«В случае моей смерти прошу:
1. Похоронить меня по христианскому обряду с наибольшей скромностью.
2. До могилы меня никому не провожать.
3. Панихид по мне не петь.
4. Речей надо мной не говорить и статей или воспоминаний обо мне не писать.
5. Если у кого есть мои письма и портреты — сжечь их.
6. У всех, кому сделал зло или какую неприятность — простить меня.
7. Всем же попутчикам в жизни принять — глубокую благодарность.
Это завещание сегодня хранится в фондах Российской государственной библиотеки. Оно не оговаривает судьбу имущества и авторских прав, но человеческую волю ушедшего выражает вполне определенно. И почему бы не предположить, что эта воля — в той мере, насколько это было возможно, — выполнена, что именно поэтому похороны были (по писательским меркам тех лет) скромные? А совсем не потому, что Куприна так и не простили, как полагали его собратья-эмигранты.
В остальном же, конечно, официальный обряд был полностью соблюден. 26 августа в 13.00 гроб был выставлен в Большом зале Дома писателей им. В. В. Маяковского в Ленинграде[80*]
. Рядом с ним, смущаясь от присутствия почетного караула и публики, сидели оцепеневшая от горя Елизавета Морицовна, Мария Карловна, Анастасия Давыдовна Щербова... Из ленинградских писателей присутствовали Михаил Зощенко, старые сотрудники давно не существующего журнала «Мир Божий» Константин Диксон и Иосиф Любарский. Из Москвы приехали Константин Федин и Владимир Луговской. Прощание продолжалось до вечера, причем Мария Карловна вспоминала, что гроб почему-то вдруг перенесли в другой зал, очень маленький, началась давка, и многие так и не смогли проститься с любимым писателем.На другой день там же состоялась гражданская панихида. Председатель комиссии по похоронам Михаил Слонимский (который в 1919 году плакал, узнав, что Куприн ушел с белыми) вспоминал, что лучшие музыканты прощались с Куприным музыкой Баха, Генделя, Гайдна, Бетховена: «...в гробу лежал худенький человек с кротким, умиротворенным лицом, и при взгляде на него вспоминался герой “Гранатового браслета”, однолюб и мечтатель»[421]
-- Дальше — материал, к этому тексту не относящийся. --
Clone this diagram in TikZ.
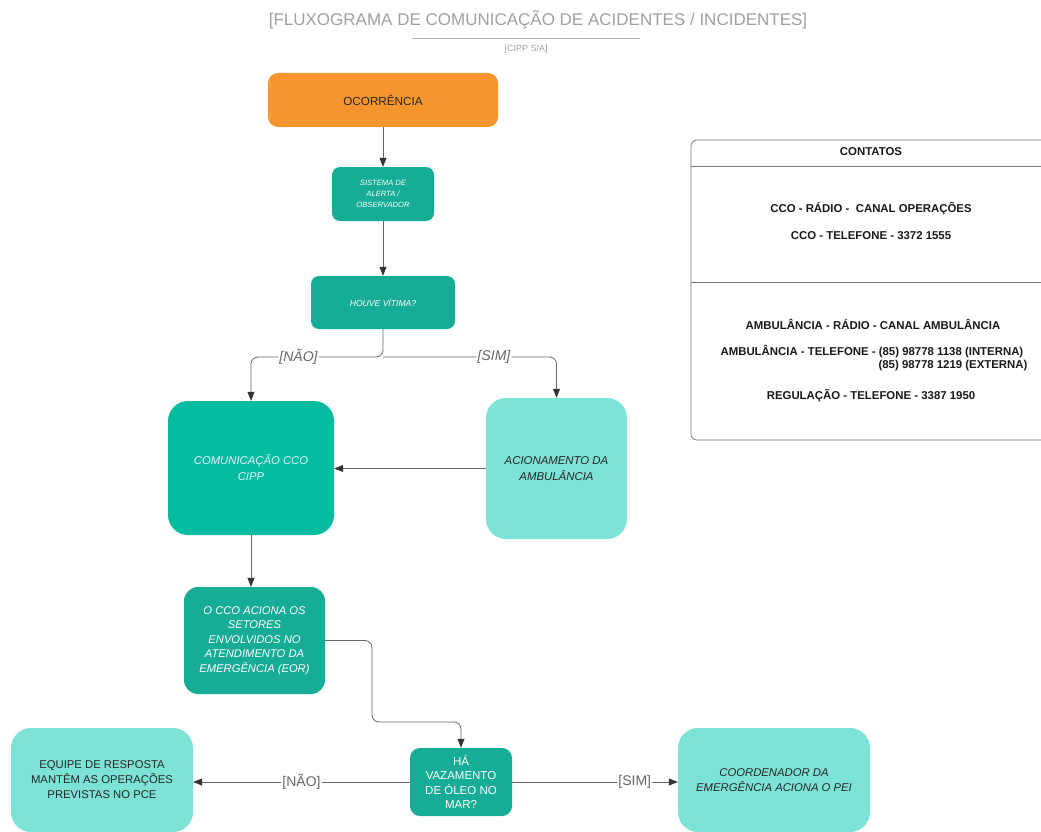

. Потом Елизавета Морицовна с Марией Карловной ехали на кладбище в автомобиле; перед ними шесть белых лошадей везли белый гроб, покрытый белыми цветами. В заднее стекло они видели белую колесницу с венками, составленными только из белых цветов.Советская Россия оказала Куприну последнюю высокую почесть: он был упокоен на Литераторских мостках Волковского (Волкова) кладбища и вместе с тем занял свое место в пантеоне русской литературы. Мог ли Александр Иванович в последние парижские годы даже предположить это?
Русский Париж узнал о кончине Александра Ивановича Куприна из заметки во французской газете «Le Figaro» («Фигаро»)[422]
. Редакция «Иллюстрированной России» выпустила траурный номер; в журнале «Современные записки» довольно своеобразные некрологи поместили Иван Бунин и Марк Алданов. Иван Алексеевич не удержался, чтобы не подвергнуть препарированию творчество покойного друга, придираясь к отдельным фразам. Марк Александрович никак не мог уйти от вязкой темы «мы и они», все сокрушался, что Куприну-де умереть нужно было в Париже, что «проводили бы к могиле так же, как Шаляпина». И злорадствовал, что в СССР похоронам знаменитого писателя объявили «настоящий бойкот». Газеты, мол, поместили лишь крохотные извещения о смерти, не было ни портретов, ни некрологов, ни воспоминаний. Как же так? С такой помпой встречали на Белорусском вокзале и в такой тишине провожали. И Алданов находил удобное для себя объяснение: Куприн за год, проведенный «там», не оправдал надежд. Или даже сказал что-нибудь не то.Однако самый интересный момент в некрологе не этот. Говоря о тайном отъезде Куприна из Парижа, Алданов употребил то же глубоко символическое слово, которое связано с бегством Толстого из Ясной Поляны, — уход. То есть осознанное, годами выношенное, выстраданное решение, которому помешать уже ничто не могло. Наверное, Адланову хотелось, чтобы Куприн, как и Толстой, слег где-нибудь в пути, не доехал. И была бы легенда. А так: «При проблесках сознания он должен был бы в СССР чувствовать себя худо, очень худо. <...> Да, да, “увидеть снова Москву, поклониться русской земле, подышать русским воздухом”, все это так, а дальше что? Дальше советская жизнь, необходимость к ней приспособиться — ему, с его характером, в шестьдесят восемь лет! Я надеюсь, что проблесков сознания у него не было»[423]
. Жестко, если не сказать — жестоко.